The first USS Saco was a gunboat in the United States Navy during the American Civil War.

==Construction and commissioning==
Saco was launched on 28 August 1863 by the Boston Navy Yard, Boston, Massachusetts, and commissioned there on 11 July 1864, Lieutenant Commander John G. Walker in command.

==Service history==
Throughout the autumn and into the winter of 1864, the new gunboat cruised along the east coast of North America, ranging from Halifax, Nova Scotia, Canada, to Wilmington, North Carolina, in search of Confederate States Navy raiders and blockade runners. However, since boiler and engine trouble hampered the ship during much of this service, Saco was decommissioned at the Washington Navy Yard in Washington, D.C., on 27 January 1865 for repairs.

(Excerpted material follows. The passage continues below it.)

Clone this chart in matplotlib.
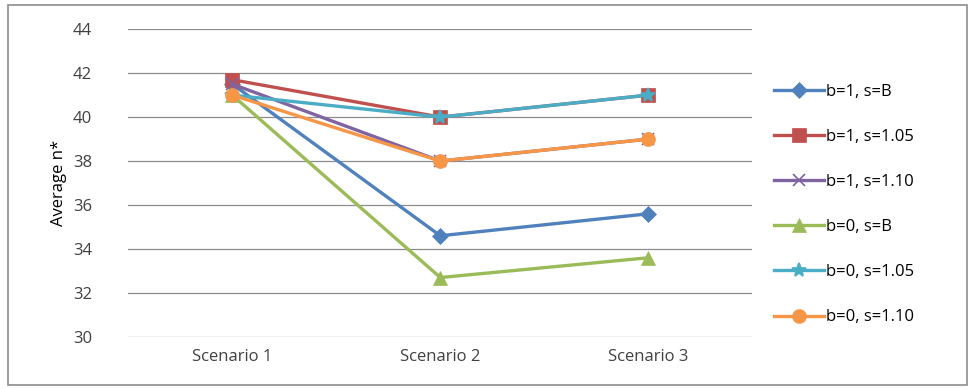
import numpy as np
import matplotlib
matplotlib.use("Agg")
import matplotlib.pyplot as plt
from matplotlib.patches import Rectangle

plt.rcParams['font.family'] = ['Open Sans', 'DejaVu Sans']

scenarios = ["Scenario 1", "Scenario 2", "Scenario 3"]
labels = ["b=1, s=B", "b=1, s=1.05", "b=1, s=1.10", "b=0, s=B", "b=0, s=1.05", "b=0, s=1.10"]
b1_sB = [41.5, 34.6, 35.6]
b1_s105 = [41.7, 40.0, 41.0]
b1_s110 = [41.5, 38.0, 39.0]
b0_sB = [41.0, 32.7, 33.6]
b0_s105 = [41.0, 40.0, 41.0]
b0_s110 = [41.0, 38.0, 39.0]
yticks = [30, 32, 34, 36, 38, 40, 42, 44]

series = [b1_sB, b1_s105, b1_s110, b0_sB, b0_s105, b0_s110]
colors = ['#4F81BD', '#C0504D', '#8064A2', '#9BBB59', '#4BACC6', '#F79646']
markers = ['D', 's', 'x', '^', '*', 'o']
msizes = [8, 10, 9, 10, 10, 10]

fig = plt.figure(figsize=(9.72, 3.89), dpi=100)
ax = fig.add_axes([0.132, 0.134, 0.642, 0.791])

x = np.arange(len(scenarios))
for vals, lab, c, m, ms in zip(series, labels, colors, markers, msizes):
    ax.plot(x, vals, color=c, lw=2.4, marker=m, markersize=ms, label=lab,
            markeredgewidth=1.2 if m in ('x', '*') else 0.5, markeredgecolor=c)

ax.set_xlim(-0.5, 2.5)
ax.set_ylim(30, 44)
ax.set_yticks(yticks)
ax.set_xticks(x)
ax.set_xticklabels(scenarios)
ax.grid(axis='y', color='#8C8C8C', lw=0.9)
ax.set_axisbelow(True)
for s in ax.spines.values():
    s.set_visible(False)
ax.tick_params(length=0, labelsize=12, colors='#404040')
ax.tick_params(axis='y', pad=26)
ax.tick_params(axis='x', pad=9)
ax.set_ylabel("Average n*", fontsize=12, labelpad=4)

ax.legend(loc='center left', bbox_to_anchor=(1.01, 0.43), frameon=False,
          fontsize=12, handlelength=3.0, labelspacing=1.75, handletextpad=0.15)

fig.patches.append(Rectangle((0.008, 0.01), 0.987, 0.977, transform=fig.transFigure,
                             fill=False, edgecolor='#8C8C8C', lw=1.2))

fig.savefig("out.png", dpi=100)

The American Civil War ended in April 1865 while work on Saco was still in progress, so Saco remained in ordinary during the demobilization program which followed the end of the fighting. She was recommissioned on 10 June 1866 and operated along the United States East Coast, in the Caribbean, and in the Gulf of Mexico. She also served as a training ship at the United States Naval Academy at Annapolis, Maryland, before decommissioning at Norfolk, Virginia, on 17 December 1868.

Recommissioned on 22 July 1870, Saco departed Hampton Roads, Virginia, on 6 August 1870 and steamed to European waters. She cruised in the Mediterranean for over a year before getting underway from Naples, Italy, on 14 December 1871 and heading for the Suez Canal and the Far East.

After arriving at Shanghai on 6 May 1872, Saco remained in East Asian waters until returning to the United States in 1876. She was decommissioned at the Mare Island Navy Yard in California on 13 July 1876 and remained in ordinary there until she was sold to William E. Mighell on 20 November 1883.